* Aim: Make an exact transcription of the material, leaving out all images.

** begin **

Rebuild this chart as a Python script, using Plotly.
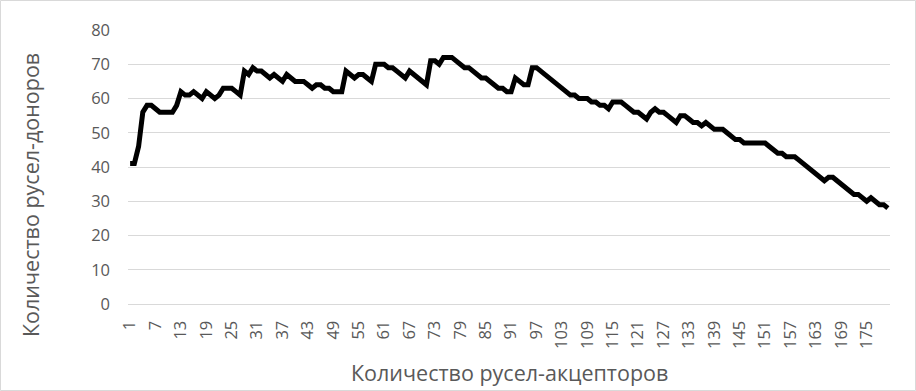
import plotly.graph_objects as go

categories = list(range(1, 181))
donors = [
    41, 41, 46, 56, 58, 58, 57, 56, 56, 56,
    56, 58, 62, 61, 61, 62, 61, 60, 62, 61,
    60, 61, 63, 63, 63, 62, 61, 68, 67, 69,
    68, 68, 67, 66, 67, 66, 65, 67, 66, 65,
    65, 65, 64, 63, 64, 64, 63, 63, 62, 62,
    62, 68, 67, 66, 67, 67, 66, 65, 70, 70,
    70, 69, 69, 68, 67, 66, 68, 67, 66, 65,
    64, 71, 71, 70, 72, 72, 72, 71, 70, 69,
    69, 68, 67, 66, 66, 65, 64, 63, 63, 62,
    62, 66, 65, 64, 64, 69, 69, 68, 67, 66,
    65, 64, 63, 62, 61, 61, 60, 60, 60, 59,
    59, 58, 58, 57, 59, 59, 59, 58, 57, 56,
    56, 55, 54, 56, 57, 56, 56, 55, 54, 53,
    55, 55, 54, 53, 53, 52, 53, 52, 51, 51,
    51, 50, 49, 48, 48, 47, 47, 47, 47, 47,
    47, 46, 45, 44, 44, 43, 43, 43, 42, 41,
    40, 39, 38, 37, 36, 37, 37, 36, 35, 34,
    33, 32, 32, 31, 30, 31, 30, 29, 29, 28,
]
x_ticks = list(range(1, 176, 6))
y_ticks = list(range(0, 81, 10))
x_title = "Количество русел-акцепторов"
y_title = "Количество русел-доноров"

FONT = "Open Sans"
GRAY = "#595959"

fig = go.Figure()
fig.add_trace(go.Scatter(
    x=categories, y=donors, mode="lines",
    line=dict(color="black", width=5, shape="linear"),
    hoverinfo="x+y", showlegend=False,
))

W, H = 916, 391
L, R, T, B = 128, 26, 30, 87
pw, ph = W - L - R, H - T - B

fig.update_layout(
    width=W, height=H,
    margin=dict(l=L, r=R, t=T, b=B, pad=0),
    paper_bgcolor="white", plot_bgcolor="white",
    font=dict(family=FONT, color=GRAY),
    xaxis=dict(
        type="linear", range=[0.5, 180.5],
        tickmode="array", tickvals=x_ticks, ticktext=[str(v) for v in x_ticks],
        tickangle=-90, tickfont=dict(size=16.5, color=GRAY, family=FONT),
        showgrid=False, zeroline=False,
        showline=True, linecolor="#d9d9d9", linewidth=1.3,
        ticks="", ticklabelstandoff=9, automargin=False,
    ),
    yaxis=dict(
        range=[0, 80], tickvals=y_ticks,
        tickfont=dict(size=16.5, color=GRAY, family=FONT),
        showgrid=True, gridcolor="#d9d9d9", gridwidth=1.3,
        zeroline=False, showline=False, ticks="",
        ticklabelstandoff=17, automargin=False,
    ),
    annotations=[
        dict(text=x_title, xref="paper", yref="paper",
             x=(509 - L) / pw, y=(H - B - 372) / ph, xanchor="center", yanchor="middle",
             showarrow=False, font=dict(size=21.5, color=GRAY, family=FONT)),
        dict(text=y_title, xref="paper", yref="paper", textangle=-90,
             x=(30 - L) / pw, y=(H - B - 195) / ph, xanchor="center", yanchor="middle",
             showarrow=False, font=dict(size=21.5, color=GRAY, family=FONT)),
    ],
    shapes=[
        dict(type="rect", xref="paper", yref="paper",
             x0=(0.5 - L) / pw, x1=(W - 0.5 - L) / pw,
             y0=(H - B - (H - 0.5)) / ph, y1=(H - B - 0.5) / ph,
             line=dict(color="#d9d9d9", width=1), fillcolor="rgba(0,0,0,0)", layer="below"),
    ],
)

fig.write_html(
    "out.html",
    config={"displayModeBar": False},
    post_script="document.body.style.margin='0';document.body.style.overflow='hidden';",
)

** end **

* Exercise answer:
Rebuild this chart as a Python script, using Plotly.
import plotly.graph_objects as go

categories = list(range(1, 181))
donors = [
    41, 41, 46, 56, 58, 58, 57, 56, 56, 56,
    56, 58, 62, 61, 61, 62, 61, 60, 62, 61,
    60, 61, 63, 63, 63, 62, 61, 68, 67, 69,
    68, 68, 67, 66, 67, 66, 65, 67, 66, 65,
    65, 65, 64, 63, 64, 64, 63, 63, 62, 62,
    62, 68, 67, 66, 67, 67, 66, 65, 70, 70,
    70, 69, 69, 68, 67, 66, 68, 67, 66, 65,
    64, 71, 71, 70, 72, 72, 72, 71, 70, 69,
    69, 68, 67, 66, 66, 65, 64, 63, 63, 62,
    62, 66, 65, 64, 64, 69, 69, 68, 67, 66,
    65, 64, 63, 62, 61, 61, 60, 60, 60, 59,
    59, 58, 58, 57, 59, 59, 59, 58, 57, 56,
    56, 55, 54, 56, 57, 56, 56, 55, 54, 53,
    55, 55, 54, 53, 53, 52, 53, 52, 51, 51,
    51, 50, 49, 48, 48, 47, 47, 47, 47, 47,
    47, 46, 45, 44, 44, 43, 43, 43, 42, 41,
    40, 39, 38, 37, 36, 37, 37, 36, 35, 34,
    33, 32, 32, 31, 30, 31, 30, 29, 29, 28,
]
x_ticks = list(range(1, 176, 6))
y_ticks = list(range(0, 81, 10))
x_title = "Количество русел-акцепторов"
y_title = "Количество русел-доноров"

FONT = "Open Sans"
GRAY = "#595959"

fig = go.Figure()
fig.add_trace(go.Scatter(
    x=categories, y=donors, mode="lines",
    line=dict(color="black", width=5, shape="linear"),
    hoverinfo="x+y", showlegend=False,
))

W, H = 916, 391
L, R, T, B = 128, 26, 30, 87
pw, ph = W - L - R, H - T - B

fig.update_layout(
    width=W, height=H,
    margin=dict(l=L, r=R, t=T, b=B, pad=0),
    paper_bgcolor="white", plot_bgcolor="white",
    font=dict(family=FONT, color=GRAY),
    xaxis=dict(
        type="linear", range=[0.5, 180.5],
        tickmode="array", tickvals=x_ticks, ticktext=[str(v) for v in x_ticks],
        tickangle=-90, tickfont=dict(size=16.5, color=GRAY, family=FONT),
        showgrid=False, zeroline=False,
        showline=True, linecolor="#d9d9d9", linewidth=1.3,
        ticks="", ticklabelstandoff=9, automargin=False,
    ),
    yaxis=dict(
        range=[0, 80], tickvals=y_ticks,
        tickfont=dict(size=16.5, color=GRAY, family=FONT),
        showgrid=True, gridcolor="#d9d9d9", gridwidth=1.3,
        zeroline=False, showline=False, ticks="",
        ticklabelstandoff=17, automargin=False,
    ),
    annotations=[
        dict(text=x_title, xref="paper", yref="paper",
             x=(509 - L) / pw, y=(H - B - 372) / ph, xanchor="center", yanchor="middle",
             showarrow=False, font=dict(size=21.5, color=GRAY, family=FONT)),
        dict(text=y_title, xref="paper", yref="paper", textangle=-90,
             x=(30 - L) / pw, y=(H - B - 195) / ph, xanchor="center", yanchor="middle",
             showarrow=False, font=dict(size=21.5, color=GRAY, family=FONT)),
    ],
    shapes=[
        dict(type="rect", xref="paper", yref="paper",
             x0=(0.5 - L) / pw, x1=(W - 0.5 - L) / pw,
             y0=(H - B - (H - 0.5)) / ph, y1=(H - B - 0.5) / ph,
             line=dict(color="#d9d9d9", width=1), fillcolor="rgba(0,0,0,0)", layer="below"),
    ],
)

fig.write_html(
    "out.html",
    config={"displayModeBar": False},
    post_script="document.body.style.margin='0';document.body.style.overflow='hidden';",
)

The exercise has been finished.